Но другие уже подхватили похоронный напев, и вот в загаженной, заплеванной, прокуренной столовой понеслись чистые ясные аккорды панихиды Иоанна Дамаскина, проникнутые такой горячей, такой чувственной печалью, такой страстной тоской по уходящей жизни:

— «И мне последовавшие верою приидите, насладитеся, яже уготовах вам почестей и венцов небесных…»

И тотчас же Арчаковский, знавший службу не хуже любого дьякона, подхватил возглас:

— Рцем вси от всея души…

Так они и прослужили всю панихиду. А когда очередь дошла до последнего воззвания, то Осадчий, наклонив вниз голову, напружив шею, со странными и страшными, печальными и злыми глазами заговорил нараспев низким голосом, рокочущим, как струны контрабаса:

— «Во блаженном успении живот и вечный покой подаждь, господи, усопшему рабу твоему Никифору… — Осадчий вдруг выпустил ужасное, циничное ругательство, — и сотвори ему ве-е-ечную…»

Ромашов вскочил и бешено, изо всей силы ударил кулаком по столу.

— Не позволю! Молчите! — закричал он пронзительным, страдальческим голосом. 

— Зачем смеяться? Капитан Осадчий, вам вовсе не смешно, а вам больно и страшно! Я вижу! Я знаю, что вы чувствуете в душе!

Среди общего мгновенного молчания только один чей-то голос промолвил с недоумением:

— Он пьян?

Но тотчас же, как и давеча у Шлейферши, все загудело, застонало, вскочило с места и свернулось в какой-то пестрый, движущийся, крикливый клубок.

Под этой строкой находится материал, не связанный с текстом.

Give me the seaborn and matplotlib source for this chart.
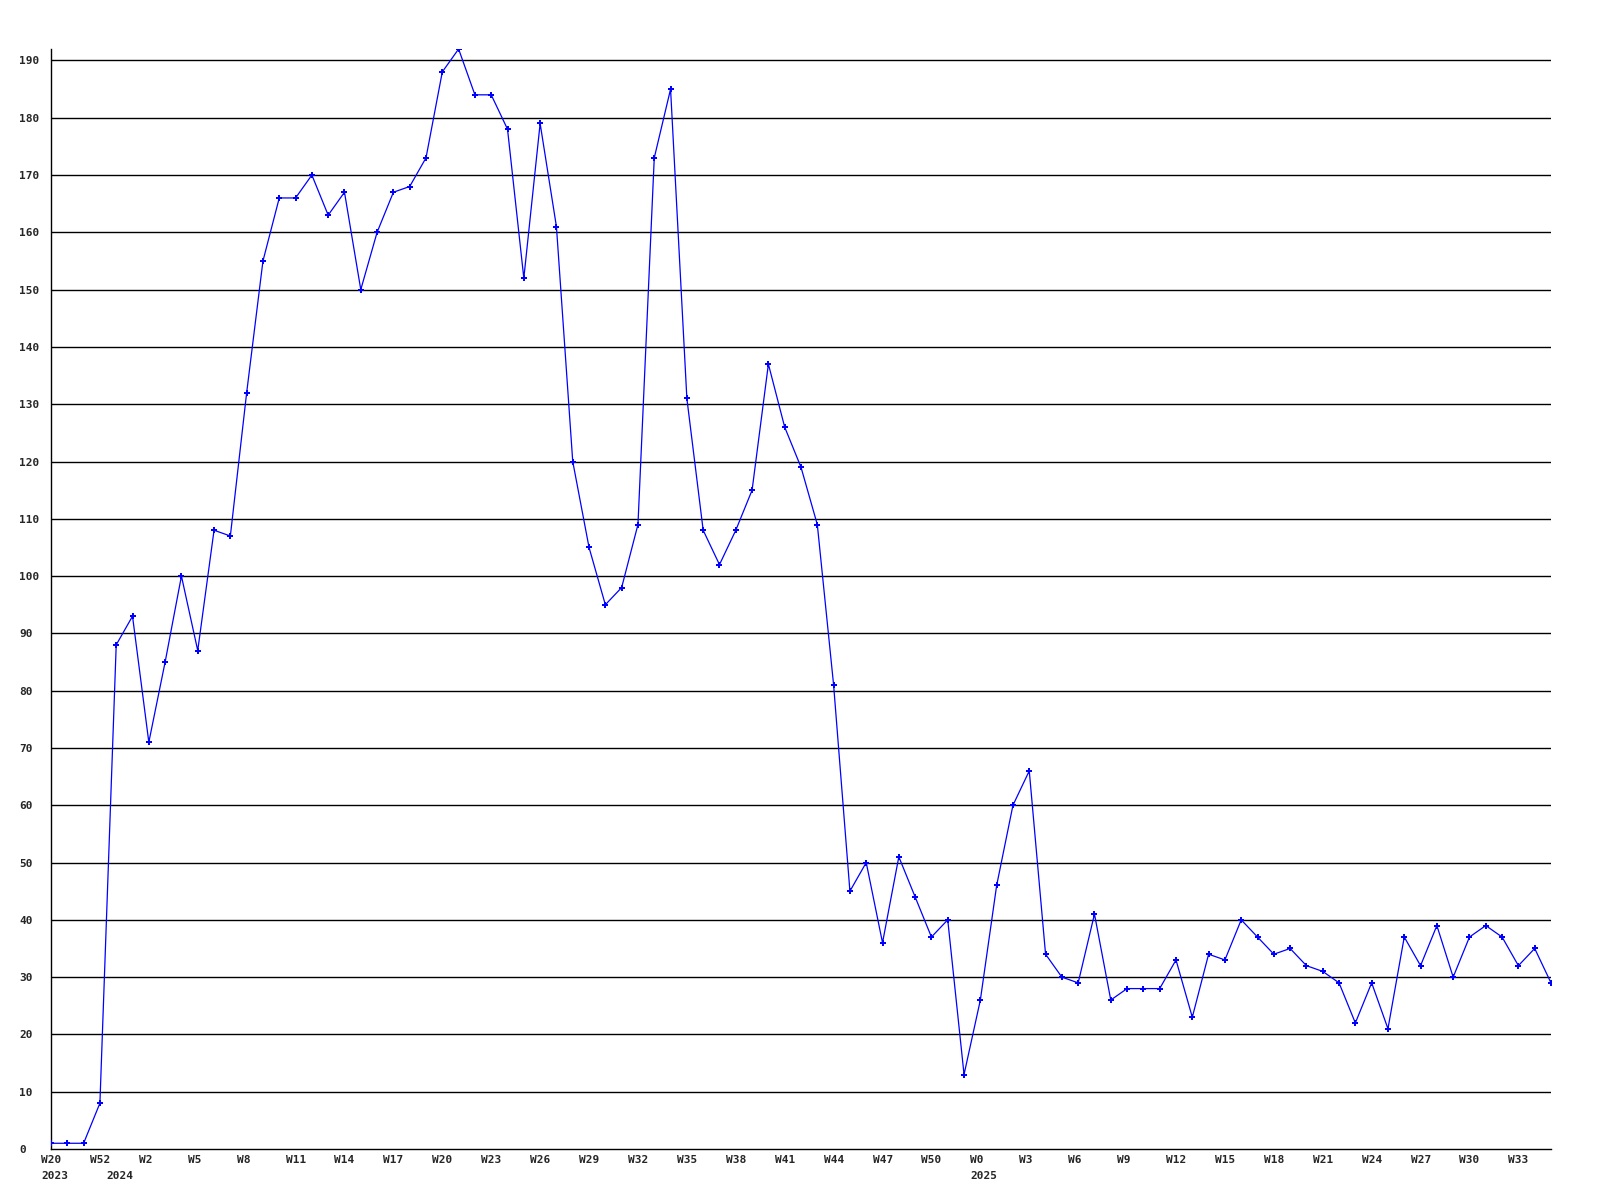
import matplotlib
matplotlib.use("Agg")
import matplotlib.pyplot as plt
import matplotlib.transforms as mtransforms
import numpy as np
import pandas as pd
import seaborn as sns

# ---- data ----
weeks_2023 = ["W20", "W30", "W40", "W52"]
weeks_2024 = ["W%d" % i for i in range(0, 53)]
weeks_2025 = ["W%d" % i for i in range(0, 36)]
years = ["2023", "2024", "2025"]

values_2023 = [1, 1, 1, 8]
values_2024 = [88, 93, 71, 85, 100, 87, 108, 107, 132, 155,
               166, 166, 170, 163, 167, 150, 160, 167, 168, 173,
               188, 192, 184, 184, 178, 152, 179, 161, 120, 105,
               95, 98, 109, 173, 185, 131, 108, 102, 108, 115,
               137, 126, 119, 109, 81, 45, 50, 36, 51, 44,
               37, 40, 13]
values_2025 = [26, 46, 60, 66, 34, 30, 29, 41, 26, 28,
               28, 28, 33, 23, 34, 33, 40, 37, 34, 35,
               32, 31, 29, 22, 29, 21, 37, 32, 39, 30,
               37, 39, 37, 32, 35, 29]

week_labels = weeks_2023 + weeks_2024 + weeks_2025
year_of = ([years[0]] * len(weeks_2023) + [years[1]] * len(weeks_2024)
           + [years[2]] * len(weeks_2025))
values = values_2023 + values_2024 + values_2025

df = pd.DataFrame({"idx": np.arange(len(values)), "value": values,
                   "week": week_labels, "year": year_of})

# ---- plot ----
sns.set_theme(style="white")
plt.rcParams["font.family"] = ["DejaVu Sans Mono", "DejaVu Sans"]
plt.rcParams["font.weight"] = "bold"

fig = plt.figure(figsize=(16, 12), dpi=100)
ax = fig.add_axes([51 / 1600, 1 - 1149 / 1200, 1500 / 1600, 1100 / 1200])

for yv in range(10, 200, 10):
    ax.axhline(yv, color="black", lw=1.0, zorder=1)

sns.lineplot(data=df, x="idx", y="value", ax=ax, color="#0000ff", lw=0.9,
             marker="P", markersize=4.5, markeredgewidth=0,
             markerfacecolor="#0000ff", zorder=3)

n = len(values)
ax.set_xlim(0, n - 1)
ax.set_ylim(0, 192)

# x labels: every 3rd point gets its week; first point of each year gets year
base = ax.get_xaxis_transform()
week_tr = base + mtransforms.ScaledTranslation(-10 / 100, -6 / 100,
                                               fig.dpi_scale_trans)
year_tr = base + mtransforms.ScaledTranslation(-10 / 100, -22 / 100,
                                               fig.dpi_scale_trans)
for i in range(n):
    if i % 3 == 0:
        ax.text(i, 0, week_labels[i], transform=week_tr, ha="left",
                va="top", fontsize=8, fontweight="bold", clip_on=False)
    if i == 0 or year_of[i] != year_of[i - 1]:
        ax.text(i, 0, year_of[i], transform=year_tr, ha="left",
                va="top", fontsize=8, fontweight="bold", clip_on=False)
ax.set_xticks([])

ax.set_yticks(range(0, 200, 10))
ax.set_yticklabels([str(v) for v in range(0, 200, 10)], ha="left",
                   fontsize=8, fontweight="bold")
ax.tick_params(axis="y", length=0, pad=23)

ax.set_xlabel("")
ax.set_ylabel("")
for s in ["top", "right"]:
    ax.spines[s].set_visible(False)
for s in ["left", "bottom"]:
    ax.spines[s].set_color("black")
    ax.spines[s].set_linewidth(1.0)
ax.grid(False)

fig.savefig("out.png", dpi=100, facecolor="white")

Веткин, прыгая со стола, задел головой висячую лампу; она закачалась огромными плавными зигзагами, и тени от беснующихся людей, то вырастая, как великаны, то исчезая под пол, зловеще спутались и заметались по белым стенам и по потолку. Все, что теперь происходило в собрании с этими развинченными, возбужденными, пьяными и несчастными людьми, совершалось быстро, нелепо и непоправимо.

Точно какой-то злой, сумбурный; глупый, яростно-насмешливый демон овладел людьми и заставлял их говорить скверные слова и делать безобразные, нестройные движения.

Среди этого чада Ромашов вдруг увидел совсем близко около себя чье-то лицо с искривленным кричащим ртом, которое ей сразу даже не узнал, — так оно было перековеркано и обезображено злобой.

Это Николаев кричал ему, брызжа слюной и нервно дергая мускулами левой щеки под глазом:

— Сами позорите полк! Не смейте ничего говорить. Вы — и разные Назанские! Без году неделя!..

Кто-то осторожно тянул Ромашова назад.

Он обернулся и узнал Бек-Агамалова, но, тотчас же отвернувшись, забыл о нем.

Бледнея от того, что сию минуту произойдет, он сказал тихо и хрипло, с измученной жалкой улыбкой:

— А при чем же здесь Назанский?

Или у вас есть особые, таинственные причины быть им недовольным?